**YOUR GOAL:** Reproduce exactly the lines starting at the line that contains "What TikZ code" and ending at the line that contains "(dc) at (77,715)". Omit pictures.

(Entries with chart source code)
────────────────────────────────────────

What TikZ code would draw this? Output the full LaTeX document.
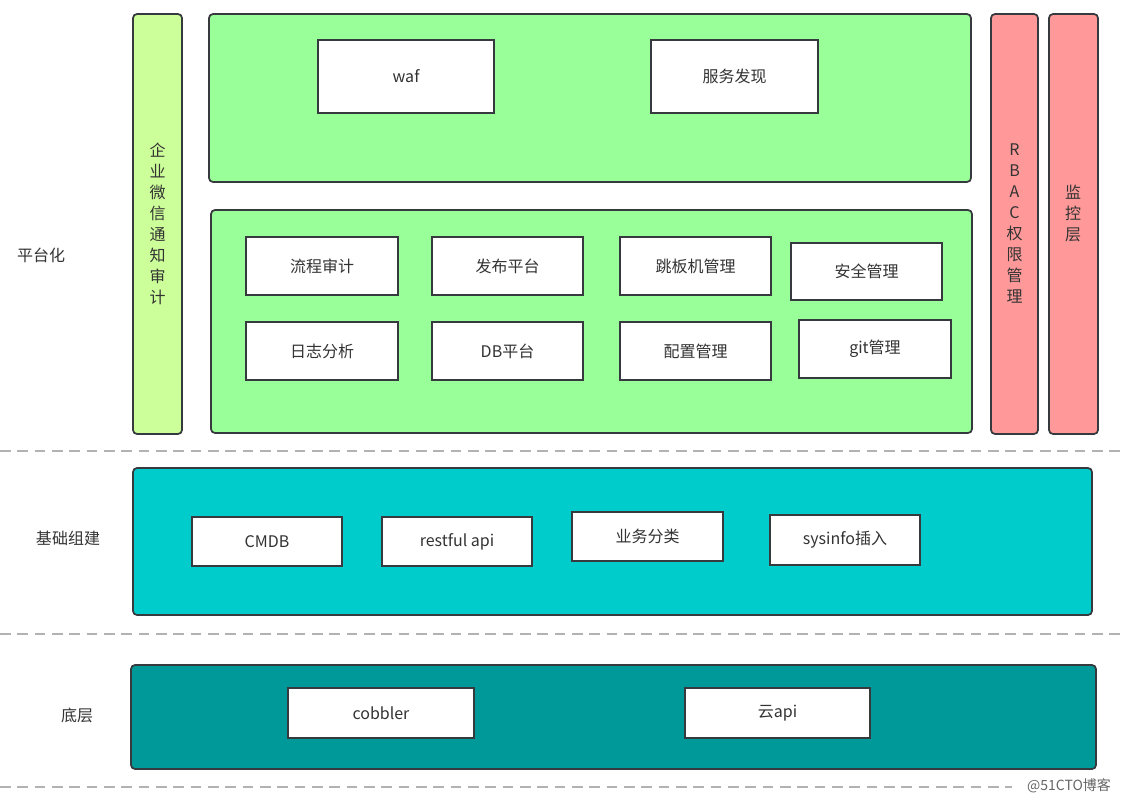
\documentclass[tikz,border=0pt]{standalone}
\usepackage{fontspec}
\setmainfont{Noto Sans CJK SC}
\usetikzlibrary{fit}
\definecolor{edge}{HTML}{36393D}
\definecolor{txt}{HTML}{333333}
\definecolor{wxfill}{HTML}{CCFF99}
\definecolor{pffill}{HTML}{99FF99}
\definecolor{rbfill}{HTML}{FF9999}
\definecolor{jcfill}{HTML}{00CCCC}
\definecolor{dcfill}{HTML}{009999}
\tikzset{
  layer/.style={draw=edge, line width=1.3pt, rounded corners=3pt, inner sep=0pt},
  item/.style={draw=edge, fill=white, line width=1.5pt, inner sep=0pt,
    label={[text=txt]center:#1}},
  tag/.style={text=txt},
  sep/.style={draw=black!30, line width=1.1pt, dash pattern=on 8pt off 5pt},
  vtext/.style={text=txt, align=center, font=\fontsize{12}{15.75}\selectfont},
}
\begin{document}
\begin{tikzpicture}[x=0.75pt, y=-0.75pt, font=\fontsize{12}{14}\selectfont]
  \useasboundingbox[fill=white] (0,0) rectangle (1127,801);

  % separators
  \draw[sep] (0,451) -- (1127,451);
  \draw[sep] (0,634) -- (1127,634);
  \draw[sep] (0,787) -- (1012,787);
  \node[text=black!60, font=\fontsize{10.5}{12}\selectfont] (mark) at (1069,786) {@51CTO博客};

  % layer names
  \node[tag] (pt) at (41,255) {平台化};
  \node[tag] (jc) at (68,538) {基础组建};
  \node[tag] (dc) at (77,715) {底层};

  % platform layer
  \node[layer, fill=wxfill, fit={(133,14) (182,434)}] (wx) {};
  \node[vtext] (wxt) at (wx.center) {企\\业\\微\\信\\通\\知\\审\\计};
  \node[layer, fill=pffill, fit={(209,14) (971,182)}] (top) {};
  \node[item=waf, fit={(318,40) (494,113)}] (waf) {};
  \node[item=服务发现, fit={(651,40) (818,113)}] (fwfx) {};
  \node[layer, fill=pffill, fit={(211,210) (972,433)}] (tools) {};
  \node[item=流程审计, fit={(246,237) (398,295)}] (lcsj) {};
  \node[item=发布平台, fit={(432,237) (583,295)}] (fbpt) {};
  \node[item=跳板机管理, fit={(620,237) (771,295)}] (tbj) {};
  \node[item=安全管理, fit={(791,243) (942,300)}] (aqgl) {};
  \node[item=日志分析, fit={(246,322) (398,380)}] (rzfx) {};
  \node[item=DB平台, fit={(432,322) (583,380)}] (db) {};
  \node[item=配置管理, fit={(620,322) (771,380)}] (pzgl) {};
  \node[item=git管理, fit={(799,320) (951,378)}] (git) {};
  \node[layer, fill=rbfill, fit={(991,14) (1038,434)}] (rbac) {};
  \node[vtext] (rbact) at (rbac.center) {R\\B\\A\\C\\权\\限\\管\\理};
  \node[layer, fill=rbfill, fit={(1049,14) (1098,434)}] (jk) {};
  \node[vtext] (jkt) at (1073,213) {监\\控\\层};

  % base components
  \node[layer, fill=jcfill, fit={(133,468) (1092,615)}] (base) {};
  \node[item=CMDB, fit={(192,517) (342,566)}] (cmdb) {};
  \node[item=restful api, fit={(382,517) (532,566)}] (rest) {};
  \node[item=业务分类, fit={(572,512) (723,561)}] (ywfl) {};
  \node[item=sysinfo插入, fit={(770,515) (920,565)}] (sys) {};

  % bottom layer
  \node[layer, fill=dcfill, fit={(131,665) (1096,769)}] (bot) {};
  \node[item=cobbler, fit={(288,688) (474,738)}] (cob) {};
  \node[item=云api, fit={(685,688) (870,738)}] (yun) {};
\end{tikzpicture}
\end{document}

────────────────────────────────────────

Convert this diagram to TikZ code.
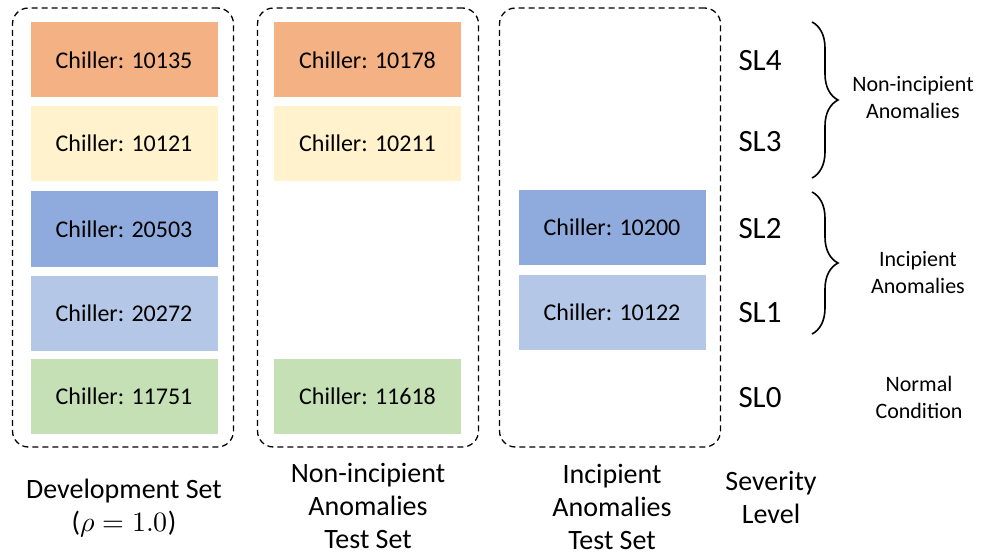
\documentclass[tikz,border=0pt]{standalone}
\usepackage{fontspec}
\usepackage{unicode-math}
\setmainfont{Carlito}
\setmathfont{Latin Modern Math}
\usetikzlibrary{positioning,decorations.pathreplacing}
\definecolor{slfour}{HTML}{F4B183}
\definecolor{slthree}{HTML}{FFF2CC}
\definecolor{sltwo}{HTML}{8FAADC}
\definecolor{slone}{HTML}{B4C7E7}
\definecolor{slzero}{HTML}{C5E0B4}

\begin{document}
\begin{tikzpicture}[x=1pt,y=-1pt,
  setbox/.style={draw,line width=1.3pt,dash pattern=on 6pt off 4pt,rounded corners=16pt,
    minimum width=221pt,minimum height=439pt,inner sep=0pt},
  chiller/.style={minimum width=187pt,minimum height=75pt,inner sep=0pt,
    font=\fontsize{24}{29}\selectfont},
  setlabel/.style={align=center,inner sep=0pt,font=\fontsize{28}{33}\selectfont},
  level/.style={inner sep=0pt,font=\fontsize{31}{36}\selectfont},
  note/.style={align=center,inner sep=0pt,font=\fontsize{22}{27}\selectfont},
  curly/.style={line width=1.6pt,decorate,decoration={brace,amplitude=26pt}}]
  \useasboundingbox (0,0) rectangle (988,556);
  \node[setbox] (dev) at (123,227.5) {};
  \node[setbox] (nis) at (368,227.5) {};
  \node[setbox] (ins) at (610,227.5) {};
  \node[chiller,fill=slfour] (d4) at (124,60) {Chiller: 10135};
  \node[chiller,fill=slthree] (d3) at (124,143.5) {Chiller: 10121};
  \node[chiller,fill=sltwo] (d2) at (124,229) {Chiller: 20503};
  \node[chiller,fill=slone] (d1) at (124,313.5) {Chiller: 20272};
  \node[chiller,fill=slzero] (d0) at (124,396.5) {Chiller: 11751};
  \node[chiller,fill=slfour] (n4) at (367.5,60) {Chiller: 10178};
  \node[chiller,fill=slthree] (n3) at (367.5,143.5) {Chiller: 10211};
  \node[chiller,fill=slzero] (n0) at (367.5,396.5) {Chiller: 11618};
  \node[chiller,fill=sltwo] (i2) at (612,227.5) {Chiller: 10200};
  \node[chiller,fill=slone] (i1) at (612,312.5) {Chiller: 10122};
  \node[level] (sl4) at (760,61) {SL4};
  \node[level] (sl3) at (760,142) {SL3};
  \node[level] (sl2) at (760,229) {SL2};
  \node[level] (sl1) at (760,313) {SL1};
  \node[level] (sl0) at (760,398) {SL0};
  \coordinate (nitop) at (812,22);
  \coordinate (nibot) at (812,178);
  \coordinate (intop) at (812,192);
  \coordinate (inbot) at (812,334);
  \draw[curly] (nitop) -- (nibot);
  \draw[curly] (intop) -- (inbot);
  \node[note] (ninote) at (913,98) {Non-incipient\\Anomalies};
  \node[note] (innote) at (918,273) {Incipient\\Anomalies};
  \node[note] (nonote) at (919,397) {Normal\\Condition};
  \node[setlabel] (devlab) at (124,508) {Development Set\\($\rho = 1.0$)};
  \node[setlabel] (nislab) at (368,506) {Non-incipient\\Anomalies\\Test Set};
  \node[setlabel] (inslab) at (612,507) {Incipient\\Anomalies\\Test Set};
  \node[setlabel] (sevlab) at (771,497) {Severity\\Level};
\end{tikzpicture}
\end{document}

────────────────────────────────────────

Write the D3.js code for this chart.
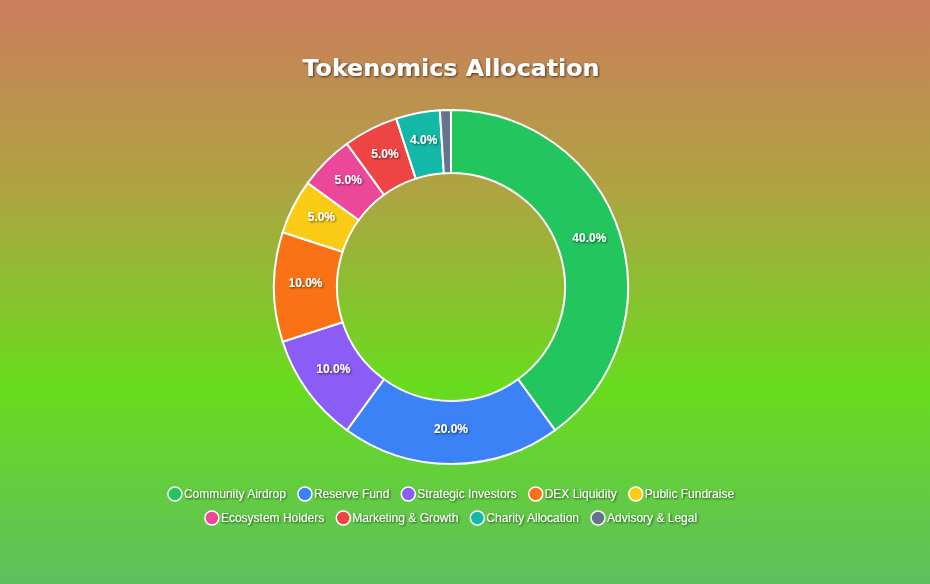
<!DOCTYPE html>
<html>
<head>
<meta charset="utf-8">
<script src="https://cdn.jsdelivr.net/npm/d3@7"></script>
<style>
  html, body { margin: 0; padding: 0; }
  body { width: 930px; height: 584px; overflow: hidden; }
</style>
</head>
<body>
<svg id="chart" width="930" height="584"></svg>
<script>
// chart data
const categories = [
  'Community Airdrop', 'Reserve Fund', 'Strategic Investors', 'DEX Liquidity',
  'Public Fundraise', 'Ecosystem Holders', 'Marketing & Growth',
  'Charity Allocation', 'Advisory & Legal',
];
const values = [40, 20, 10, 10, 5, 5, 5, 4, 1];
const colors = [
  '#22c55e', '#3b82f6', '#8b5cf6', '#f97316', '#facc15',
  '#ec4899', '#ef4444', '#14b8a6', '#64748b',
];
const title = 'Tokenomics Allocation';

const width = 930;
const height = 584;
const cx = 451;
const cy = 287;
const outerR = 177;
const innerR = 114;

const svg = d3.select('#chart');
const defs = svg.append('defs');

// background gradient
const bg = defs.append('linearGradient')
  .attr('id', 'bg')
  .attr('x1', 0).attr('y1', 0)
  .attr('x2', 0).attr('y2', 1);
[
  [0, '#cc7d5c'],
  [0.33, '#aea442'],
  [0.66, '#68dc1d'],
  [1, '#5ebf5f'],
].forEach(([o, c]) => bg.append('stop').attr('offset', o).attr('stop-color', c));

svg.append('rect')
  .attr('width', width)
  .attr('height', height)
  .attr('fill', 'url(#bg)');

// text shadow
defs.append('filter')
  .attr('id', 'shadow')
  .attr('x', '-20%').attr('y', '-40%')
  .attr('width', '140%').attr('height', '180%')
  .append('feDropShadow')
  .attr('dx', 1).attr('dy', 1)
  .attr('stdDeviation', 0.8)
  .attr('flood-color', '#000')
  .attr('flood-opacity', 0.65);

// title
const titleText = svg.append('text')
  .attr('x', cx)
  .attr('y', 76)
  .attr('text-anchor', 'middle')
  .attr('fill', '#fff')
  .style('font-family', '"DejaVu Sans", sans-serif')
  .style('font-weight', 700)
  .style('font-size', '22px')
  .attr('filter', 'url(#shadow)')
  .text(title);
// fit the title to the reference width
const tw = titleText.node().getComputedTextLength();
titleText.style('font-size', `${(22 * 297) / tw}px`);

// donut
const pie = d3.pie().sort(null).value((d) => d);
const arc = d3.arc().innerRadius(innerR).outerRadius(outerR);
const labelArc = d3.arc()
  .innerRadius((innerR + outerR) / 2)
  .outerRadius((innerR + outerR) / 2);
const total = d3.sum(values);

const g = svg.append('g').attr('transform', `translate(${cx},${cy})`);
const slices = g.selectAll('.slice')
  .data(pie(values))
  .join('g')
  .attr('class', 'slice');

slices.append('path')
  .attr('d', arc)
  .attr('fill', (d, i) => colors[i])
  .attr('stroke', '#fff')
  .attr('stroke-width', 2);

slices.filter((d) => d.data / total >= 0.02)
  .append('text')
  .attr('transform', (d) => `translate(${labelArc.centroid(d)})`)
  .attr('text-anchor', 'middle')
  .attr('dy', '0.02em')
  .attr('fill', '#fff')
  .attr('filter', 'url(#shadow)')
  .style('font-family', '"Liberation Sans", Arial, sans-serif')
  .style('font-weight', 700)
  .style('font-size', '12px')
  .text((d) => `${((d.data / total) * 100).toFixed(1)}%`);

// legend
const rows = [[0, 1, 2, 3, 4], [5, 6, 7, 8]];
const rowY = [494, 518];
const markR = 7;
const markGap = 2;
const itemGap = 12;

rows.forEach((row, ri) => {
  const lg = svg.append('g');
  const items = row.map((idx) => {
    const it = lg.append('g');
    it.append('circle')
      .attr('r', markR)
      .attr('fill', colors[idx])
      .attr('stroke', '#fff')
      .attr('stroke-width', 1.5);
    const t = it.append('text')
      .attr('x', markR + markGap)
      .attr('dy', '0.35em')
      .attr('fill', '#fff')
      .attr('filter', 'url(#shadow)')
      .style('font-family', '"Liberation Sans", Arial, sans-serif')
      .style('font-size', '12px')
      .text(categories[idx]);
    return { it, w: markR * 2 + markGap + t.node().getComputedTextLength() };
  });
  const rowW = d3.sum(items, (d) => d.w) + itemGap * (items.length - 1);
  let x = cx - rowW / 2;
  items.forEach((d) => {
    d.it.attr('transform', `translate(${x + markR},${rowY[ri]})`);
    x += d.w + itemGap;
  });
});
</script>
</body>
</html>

────────────────────────────────────────

**EXERCISE ANSWER:**
What TikZ code would draw this? Output the full LaTeX document.
\documentclass[tikz,border=0pt]{standalone}
\usepackage{fontspec}
\setmainfont{Noto Sans CJK SC}
\usetikzlibrary{fit}
\definecolor{edge}{HTML}{36393D}
\definecolor{txt}{HTML}{333333}
\definecolor{wxfill}{HTML}{CCFF99}
\definecolor{pffill}{HTML}{99FF99}
\definecolor{rbfill}{HTML}{FF9999}
\definecolor{jcfill}{HTML}{00CCCC}
\definecolor{dcfill}{HTML}{009999}
\tikzset{
  layer/.style={draw=edge, line width=1.3pt, rounded corners=3pt, inner sep=0pt},
  item/.style={draw=edge, fill=white, line width=1.5pt, inner sep=0pt,
    label={[text=txt]center:#1}},
  tag/.style={text=txt},
  sep/.style={draw=black!30, line width=1.1pt, dash pattern=on 8pt off 5pt},
  vtext/.style={text=txt, align=center, font=\fontsize{12}{15.75}\selectfont},
}
\begin{document}
\begin{tikzpicture}[x=0.75pt, y=-0.75pt, font=\fontsize{12}{14}\selectfont]
  \useasboundingbox[fill=white] (0,0) rectangle (1127,801);

  % separators
  \draw[sep] (0,451) -- (1127,451);
  \draw[sep] (0,634) -- (1127,634);
  \draw[sep] (0,787) -- (1012,787);
  \node[text=black!60, font=\fontsize{10.5}{12}\selectfont] (mark) at (1069,786) {@51CTO博客};

  % layer names
  \node[tag] (pt) at (41,255) {平台化};
  \node[tag] (jc) at (68,538) {基础组建};
  \node[tag] (dc) at (77,715) {底层};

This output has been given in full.